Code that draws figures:
========================================

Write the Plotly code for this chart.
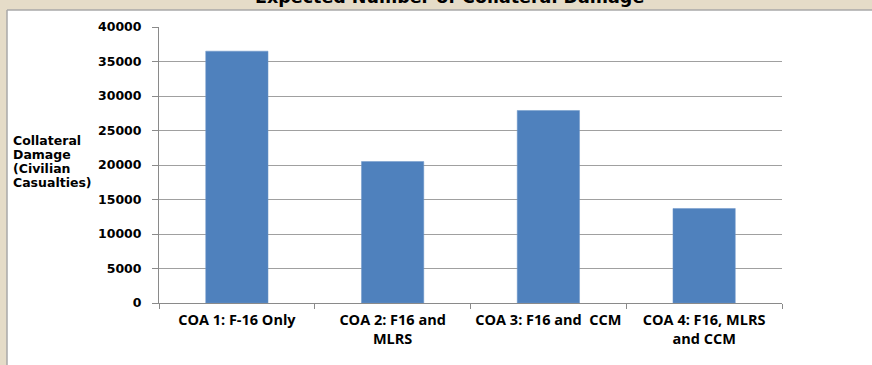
import plotly.graph_objects as go

categories = ["COA 1: F-16 Only", "COA 2: F16 and<br>MLRS", "COA 3: F16 and  CCM", "COA 4: F16, MLRS<br>and CCM"]
values = [36500, 20500, 27900, 13700]
y_ticks = [0, 5000, 10000, 15000, 20000, 25000, 30000, 35000, 40000]
y_title_lines = ["Collateral", "Damage", "(Civilian", "Casualties)"]
title_text = "Expected Number of Collateral Damage"

W, H = 872, 365
ml, mr, mt, mb = 159, 90, 27, 62
pw, ph = W - ml - mr, H - mt - mb
BEIGE = "#E5DCC8"

def px_x(x):
    return (x - ml) / pw

def px_y(y):
    return 1 - (y - mt) / ph

fig = go.Figure()
fig.add_trace(go.Bar(x=categories, y=values, marker=dict(color="#4F81BD", line=dict(color="#6F97C9", width=0.5))))

shapes = [
    # beige frame strips (left and top)
    dict(type="rect", xref="paper", yref="paper", layer="below",
         x0=px_x(-60), x1=px_x(7), y0=px_y(H + 60), y1=px_y(-60),
         fillcolor=BEIGE, line=dict(width=0)),
    dict(type="rect", xref="paper", yref="paper", layer="below",
         x0=px_x(-60), x1=px_x(W + 60), y0=px_y(10), y1=px_y(-60),
         fillcolor=BEIGE, line=dict(width=0)),
    dict(type="line", xref="paper", yref="paper", layer="below",
         x0=px_x(7), x1=px_x(W + 60), y0=px_y(10), y1=px_y(10),
         line=dict(color="#A8A8A8", width=1.5)),
    dict(type="line", xref="paper", yref="paper", layer="below",
         x0=px_x(7), x1=px_x(7), y0=px_y(10), y1=px_y(H + 60),
         line=dict(color="#A8A8A8", width=1.5)),
]

annotations = [
    dict(text="<b>" + title_text + "</b>", xref="paper", yref="paper",
         x=px_x(449), y=px_y(9), xanchor="center", yanchor="bottom", showarrow=False,
         font=dict(family="DejaVu Sans", size=17.5, color="black")),
]
for i, line in enumerate(y_title_lines):
    annotations.append(dict(text="<b>" + line + "</b>", xref="paper", yref="paper",
                            x=px_x(11), y=px_y(140 + 14 * i), xanchor="left", yanchor="middle",
                            showarrow=False,
                            font=dict(family="DejaVu Sans", size=12.5, color="black")))

fig.update_layout(
    width=W, height=H,
    margin=dict(l=ml, r=mr, t=mt, b=mb),
    paper_bgcolor="white",
    plot_bgcolor="white",
    bargap=0.6,
    showlegend=False,
    font=dict(family="DejaVu Sans", color="black"),
    shapes=shapes,
    annotations=annotations,
)

fig.update_yaxes(
    range=[0, 40000], tickvals=y_ticks, ticktext=[str(v) for v in y_ticks],
    showgrid=True, gridcolor="#A0A0A0", gridwidth=1,
    showline=True, linecolor="#8A8A8A", linewidth=1,
    ticks="outside", ticklen=6, tickcolor="#8A8A8A",
    tickfont=dict(family="DejaVu Sans", size=12.5, color="black", weight="bold"),
    zeroline=False, ticklabelstandoff=8,
)
fig.update_xaxes(
    showline=True, linecolor="#8A8A8A", linewidth=1,
    ticks="outside", ticklen=5, tickcolor="#8A8A8A", tickson="boundaries",
    tickfont=dict(family="Open Sans", size=14.5, color="black", weight="bold"),
    showgrid=False, tickangle=0, ticklabelstandoff=4,
)

fig.write_html("out.html")
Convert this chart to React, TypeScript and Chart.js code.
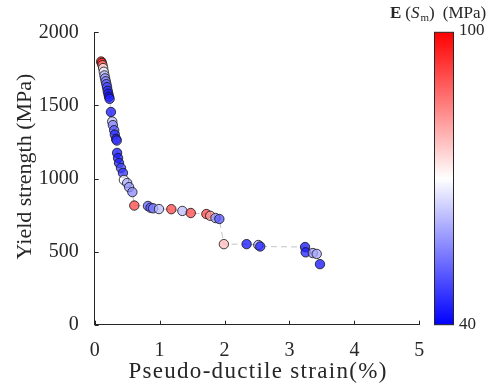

========================================

# TASK OBJECTIVE:
Copy out all the data exactly; skip the pictures.

# WRITTEN RESPONSE:
Write the Plotly code for this chart.
import plotly.graph_objects as go

categories = ["COA 1: F-16 Only", "COA 2: F16 and<br>MLRS", "COA 3: F16 and  CCM", "COA 4: F16, MLRS<br>and CCM"]
values = [36500, 20500, 27900, 13700]
y_ticks = [0, 5000, 10000, 15000, 20000, 25000, 30000, 35000, 40000]
y_title_lines = ["Collateral", "Damage", "(Civilian", "Casualties)"]
title_text = "Expected Number of Collateral Damage"

W, H = 872, 365
ml, mr, mt, mb = 159, 90, 27, 62
pw, ph = W - ml - mr, H - mt - mb
BEIGE = "#E5DCC8"

def px_x(x):
    return (x - ml) / pw

def px_y(y):
    return 1 - (y - mt) / ph

fig = go.Figure()
fig.add_trace(go.Bar(x=categories, y=values, marker=dict(color="#4F81BD", line=dict(color="#6F97C9", width=0.5))))

shapes = [
    # beige frame strips (left and top)
    dict(type="rect", xref="paper", yref="paper", layer="below",
         x0=px_x(-60), x1=px_x(7), y0=px_y(H + 60), y1=px_y(-60),
         fillcolor=BEIGE, line=dict(width=0)),
    dict(type="rect", xref="paper", yref="paper", layer="below",
         x0=px_x(-60), x1=px_x(W + 60), y0=px_y(10), y1=px_y(-60),
         fillcolor=BEIGE, line=dict(width=0)),
    dict(type="line", xref="paper", yref="paper", layer="below",
         x0=px_x(7), x1=px_x(W + 60), y0=px_y(10), y1=px_y(10),
         line=dict(color="#A8A8A8", width=1.5)),
    dict(type="line", xref="paper", yref="paper", layer="below",
         x0=px_x(7), x1=px_x(7), y0=px_y(10), y1=px_y(H + 60),
         line=dict(color="#A8A8A8", width=1.5)),
]

annotations = [
    dict(text="<b>" + title_text + "</b>", xref="paper", yref="paper",
         x=px_x(449), y=px_y(9), xanchor="center", yanchor="bottom", showarrow=False,
         font=dict(family="DejaVu Sans", size=17.5, color="black")),
]
for i, line in enumerate(y_title_lines):
    annotations.append(dict(text="<b>" + line + "</b>", xref="paper", yref="paper",
                            x=px_x(11), y=px_y(140 + 14 * i), xanchor="left", yanchor="middle",
                            showarrow=False,
                            font=dict(family="DejaVu Sans", size=12.5, color="black")))

fig.update_layout(
    width=W, height=H,
    margin=dict(l=ml, r=mr, t=mt, b=mb),
    paper_bgcolor="white",
    plot_bgcolor="white",
    bargap=0.6,
    showlegend=False,
    font=dict(family="DejaVu Sans", color="black"),
    shapes=shapes,
    annotations=annotations,
)

fig.update_yaxes(
    range=[0, 40000], tickvals=y_ticks, ticktext=[str(v) for v in y_ticks],
    showgrid=True, gridcolor="#A0A0A0", gridwidth=1,
    showline=True, linecolor="#8A8A8A", linewidth=1,
    ticks="outside", ticklen=6, tickcolor="#8A8A8A",
    tickfont=dict(family="DejaVu Sans", size=12.5, color="black", weight="bold"),
    zeroline=False, ticklabelstandoff=8,
)
fig.update_xaxes(
    showline=True, linecolor="#8A8A8A", linewidth=1,
    ticks="outside", ticklen=5, tickcolor="#8A8A8A", tickson="boundaries",
    tickfont=dict(family="Open Sans", size=14.5, color="black", weight="bold"),
    showgrid=False, tickangle=0, ticklabelstandoff=4,
)

fig.write_html("out.html")
Convert this chart to React, TypeScript and Chart.js code.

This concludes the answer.